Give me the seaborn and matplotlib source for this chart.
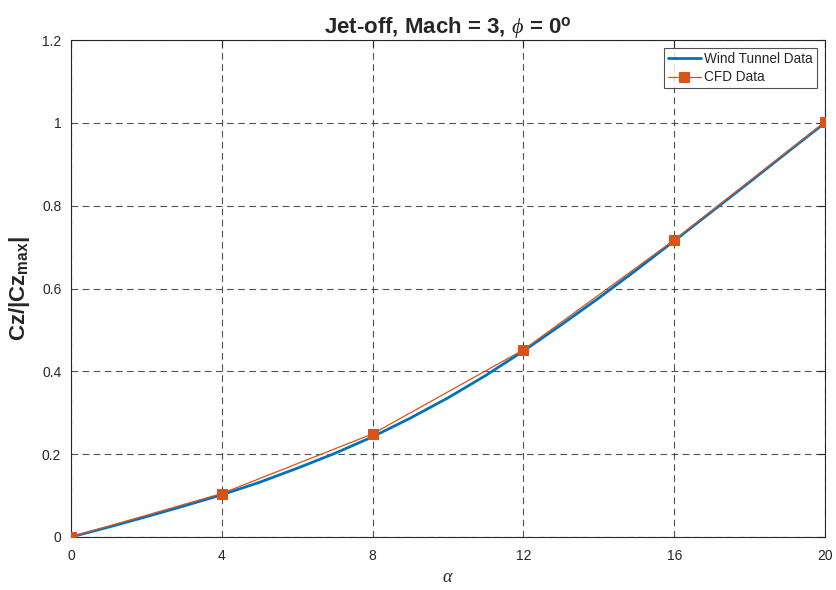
import numpy as np
import pandas as pd
import matplotlib
matplotlib.use("Agg")
import matplotlib.pyplot as plt
import seaborn as sns

# Wind tunnel curve (1 deg steps)
wt_alpha = [0, 1, 2, 3, 4, 5, 6, 7, 8, 9, 10, 11, 12, 13, 14, 15, 16, 17, 18, 19, 20]
wt_cz = [0.0, 0.024, 0.049, 0.075, 0.102, 0.132, 0.166, 0.202, 0.242, 0.287, 0.336,
         0.390, 0.449, 0.512, 0.577, 0.645, 0.715, 0.786, 0.857, 0.929, 1.0]

# CFD points
cfd_alpha = [0, 4, 8, 12, 16, 20]
cfd_cz = [0.0, 0.105, 0.249, 0.452, 0.717, 1.002]

x_ticks = [0, 4, 8, 12, 16, 20]
y_ticks = [0, 0.2, 0.4, 0.6, 0.8, 1.0, 1.2]
y_tick_labels = ['0', '0.2', '0.4', '0.6', '0.8', '1', '1.2']

sns.set_style("white")
plt.rcParams['font.family'] = ['Liberation Sans', 'DejaVu Sans']
plt.rcParams['mathtext.fontset'] = 'custom'
plt.rcParams['mathtext.rm'] = 'Liberation Sans'
plt.rcParams['mathtext.bf'] = 'Liberation Sans:bold'
plt.rcParams['mathtext.it'] = 'Liberation Serif:italic'

wt = pd.DataFrame({'alpha': wt_alpha, 'cz': wt_cz})
cfd = pd.DataFrame({'alpha': cfd_alpha, 'cz': cfd_cz})

fig = plt.figure(figsize=(8.37, 5.9), dpi=100)
ax = fig.add_axes([71 / 837, 1 - 537 / 590, (825 - 71) / 837, (537 - 40) / 590])

sns.lineplot(data=wt, x='alpha', y='cz', ax=ax, color='#0072BD', linewidth=2,
             label='Wind Tunnel Data', zorder=3)
sns.lineplot(data=cfd, x='alpha', y='cz', ax=ax, color='#D95319', linewidth=0.9,
             marker='s', markersize=7, markeredgecolor='#D95319',
             label='CFD Data', zorder=4)

ax.set_xlim(0, 20)
ax.set_ylim(0, 1.2)
ax.set_xticks(x_ticks)
ax.set_yticks(y_ticks)
ax.set_yticklabels(y_tick_labels)
ax.tick_params(axis='x', direction='in', length=5, labelsize=10, colors='#262626',
               top=True, pad=9)
ax.tick_params(axis='y', direction='in', length=5, labelsize=10, colors='#262626',
               right=True, pad=7)
ax.grid(True, linestyle=(0, (6, 4)), color='#333333', linewidth=0.8, alpha=0.85)
for s in ax.spines.values():
    s.set_color('#262626')
    s.set_linewidth(0.8)

ax.set_title(r'Jet-off, Mach = 3, $\phi$ = 0$^{\mathbf{o}}$', fontsize=16,
             fontweight='bold', pad=5)
ax.set_xlabel(r'$\alpha$', fontsize=13, labelpad=4)
ax.set_ylabel(r'Cz/|Cz$_{\mathbf{max}}$|', fontsize=16, fontweight='bold', labelpad=7)

leg = ax.legend(loc='upper right', fontsize=9.8, frameon=True, fancybox=False,
                borderaxespad=0.6, handlelength=2.4, handletextpad=0.25,
                borderpad=0.3, labelspacing=0.3)
leg.get_frame().set_edgecolor('#262626')
leg.get_frame().set_linewidth(0.8)

fig.savefig('out.png', dpi=100)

########################################

Repeat, with no pictures, each line from the beginning of the data through the line containing "import seaborn as sns", inclusive.

Give me the seaborn and matplotlib source for this chart.
import numpy as np
import pandas as pd
import matplotlib
matplotlib.use("Agg")
import matplotlib.pyplot as plt
import seaborn as sns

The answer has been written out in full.